## Source material

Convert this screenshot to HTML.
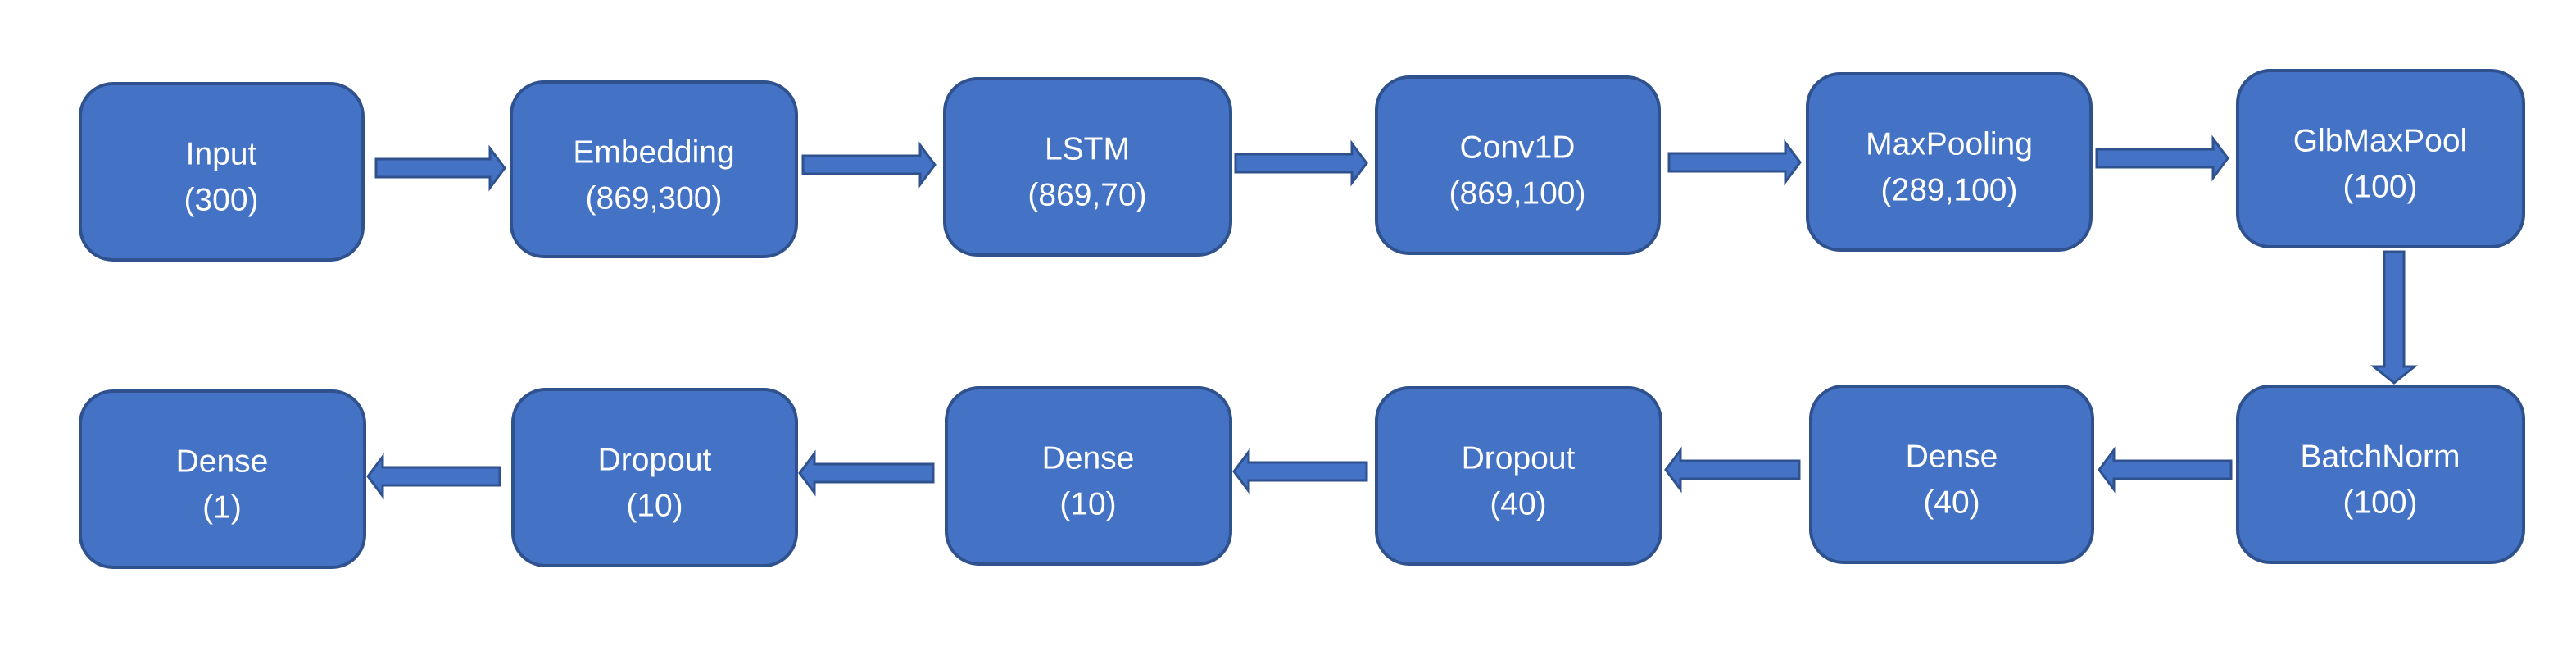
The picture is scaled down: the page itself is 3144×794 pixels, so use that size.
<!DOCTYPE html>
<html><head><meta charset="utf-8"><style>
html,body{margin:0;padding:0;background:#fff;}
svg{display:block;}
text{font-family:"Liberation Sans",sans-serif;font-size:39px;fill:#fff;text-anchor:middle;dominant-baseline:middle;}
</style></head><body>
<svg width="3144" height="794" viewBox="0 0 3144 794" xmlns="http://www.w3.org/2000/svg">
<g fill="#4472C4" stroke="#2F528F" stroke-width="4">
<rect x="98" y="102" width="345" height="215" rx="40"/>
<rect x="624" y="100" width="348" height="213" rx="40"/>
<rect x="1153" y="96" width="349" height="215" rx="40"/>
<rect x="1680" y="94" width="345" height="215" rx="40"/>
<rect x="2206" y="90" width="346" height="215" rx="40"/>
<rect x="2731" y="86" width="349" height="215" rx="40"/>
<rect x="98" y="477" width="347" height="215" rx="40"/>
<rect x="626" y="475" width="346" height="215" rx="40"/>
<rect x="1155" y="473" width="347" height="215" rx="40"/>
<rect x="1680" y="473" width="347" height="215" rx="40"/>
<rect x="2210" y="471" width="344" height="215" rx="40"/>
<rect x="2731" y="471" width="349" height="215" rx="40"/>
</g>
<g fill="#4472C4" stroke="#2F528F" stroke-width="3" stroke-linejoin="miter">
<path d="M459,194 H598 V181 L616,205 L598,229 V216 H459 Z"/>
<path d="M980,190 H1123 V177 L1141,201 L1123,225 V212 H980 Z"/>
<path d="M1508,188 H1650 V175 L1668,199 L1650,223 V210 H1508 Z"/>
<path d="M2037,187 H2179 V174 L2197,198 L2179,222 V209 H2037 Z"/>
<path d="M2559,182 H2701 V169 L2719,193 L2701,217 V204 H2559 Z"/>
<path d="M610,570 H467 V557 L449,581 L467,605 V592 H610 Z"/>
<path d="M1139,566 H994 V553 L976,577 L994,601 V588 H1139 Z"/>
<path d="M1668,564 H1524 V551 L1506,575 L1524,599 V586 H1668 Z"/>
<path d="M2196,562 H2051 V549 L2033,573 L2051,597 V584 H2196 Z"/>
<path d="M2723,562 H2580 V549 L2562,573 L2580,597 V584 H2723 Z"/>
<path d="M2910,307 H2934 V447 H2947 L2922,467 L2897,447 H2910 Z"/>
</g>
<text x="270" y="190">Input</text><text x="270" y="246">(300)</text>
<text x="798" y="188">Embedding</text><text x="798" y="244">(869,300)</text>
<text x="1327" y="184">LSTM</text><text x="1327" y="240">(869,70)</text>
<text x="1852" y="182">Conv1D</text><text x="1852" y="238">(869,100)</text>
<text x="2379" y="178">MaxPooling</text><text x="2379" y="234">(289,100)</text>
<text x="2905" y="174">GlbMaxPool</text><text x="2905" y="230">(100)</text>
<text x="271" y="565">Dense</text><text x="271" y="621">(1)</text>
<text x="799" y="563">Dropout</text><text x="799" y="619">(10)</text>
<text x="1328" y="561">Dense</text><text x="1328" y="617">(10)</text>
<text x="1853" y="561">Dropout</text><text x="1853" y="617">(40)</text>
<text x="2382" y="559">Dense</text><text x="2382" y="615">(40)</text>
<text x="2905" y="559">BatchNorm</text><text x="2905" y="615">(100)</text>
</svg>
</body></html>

## What the task asks
All of the data above should be quoted exactly, except for the pictures.

## Answer below
Convert this screenshot to HTML.
The picture is scaled down: the page itself is 3144×794 pixels, so use that size.
<!DOCTYPE html>
<html><head><meta charset="utf-8"><style>
html,body{margin:0;padding:0;background:#fff;}
svg{display:block;}
text{font-family:"Liberation Sans",sans-serif;font-size:39px;fill:#fff;text-anchor:middle;dominant-baseline:middle;}
</style></head><body>
<svg width="3144" height="794" viewBox="0 0 3144 794" xmlns="http://www.w3.org/2000/svg">
<g fill="#4472C4" stroke="#2F528F" stroke-width="4">
<rect x="98" y="102" width="345" height="215" rx="40"/>
<rect x="624" y="100" width="348" height="213" rx="40"/>
<rect x="1153" y="96" width="349" height="215" rx="40"/>
<rect x="1680" y="94" width="345" height="215" rx="40"/>
<rect x="2206" y="90" width="346" height="215" rx="40"/>
<rect x="2731" y="86" width="349" height="215" rx="40"/>
<rect x="98" y="477" width="347" height="215" rx="40"/>
<rect x="626" y="475" width="346" height="215" rx="40"/>
<rect x="1155" y="473" width="347" height="215" rx="40"/>
<rect x="1680" y="473" width="347" height="215" rx="40"/>
<rect x="2210" y="471" width="344" height="215" rx="40"/>
<rect x="2731" y="471" width="349" height="215" rx="40"/>
</g>
<g fill="#4472C4" stroke="#2F528F" stroke-width="3" stroke-linejoin="miter">
<path d="M459,194 H598 V181 L616,205 L598,229 V216 H459 Z"/>
<path d="M980,190 H1123 V177 L1141,201 L1123,225 V212 H980 Z"/>
<path d="M1508,188 H1650 V175 L1668,199 L1650,223 V210 H1508 Z"/>
<path d="M2037,187 H2179 V174 L2197,198 L2179,222 V209 H2037 Z"/>
<path d="M2559,182 H2701 V169 L2719,193 L2701,217 V204 H2559 Z"/>
<path d="M610,570 H467 V557 L449,581 L467,605 V592 H610 Z"/>
<path d="M1139,566 H994 V553 L976,577 L994,601 V588 H1139 Z"/>
<path d="M1668,564 H1524 V551 L1506,575 L1524,599 V586 H1668 Z"/>
<path d="M2196,562 H2051 V549 L2033,573 L2051,597 V584 H2196 Z"/>
<path d="M2723,562 H2580 V549 L2562,573 L2580,597 V584 H2723 Z"/>
<path d="M2910,307 H2934 V447 H2947 L2922,467 L2897,447 H2910 Z"/>
</g>
<text x="270" y="190">Input</text><text x="270" y="246">(300)</text>
<text x="798" y="188">Embedding</text><text x="798" y="244">(869,300)</text>
<text x="1327" y="184">LSTM</text><text x="1327" y="240">(869,70)</text>
<text x="1852" y="182">Conv1D</text><text x="1852" y="238">(869,100)</text>
<text x="2379" y="178">MaxPooling</text><text x="2379" y="234">(289,100)</text>
<text x="2905" y="174">GlbMaxPool</text><text x="2905" y="230">(100)</text>
<text x="271" y="565">Dense</text><text x="271" y="621">(1)</text>
<text x="799" y="563">Dropout</text><text x="799" y="619">(10)</text>
<text x="1328" y="561">Dense</text><text x="1328" y="617">(10)</text>
<text x="1853" y="561">Dropout</text><text x="1853" y="617">(40)</text>
<text x="2382" y="559">Dense</text><text x="2382" y="615">(40)</text>
<text x="2905" y="559">BatchNorm</text><text x="2905" y="615">(100)</text>
</svg>
</body></html>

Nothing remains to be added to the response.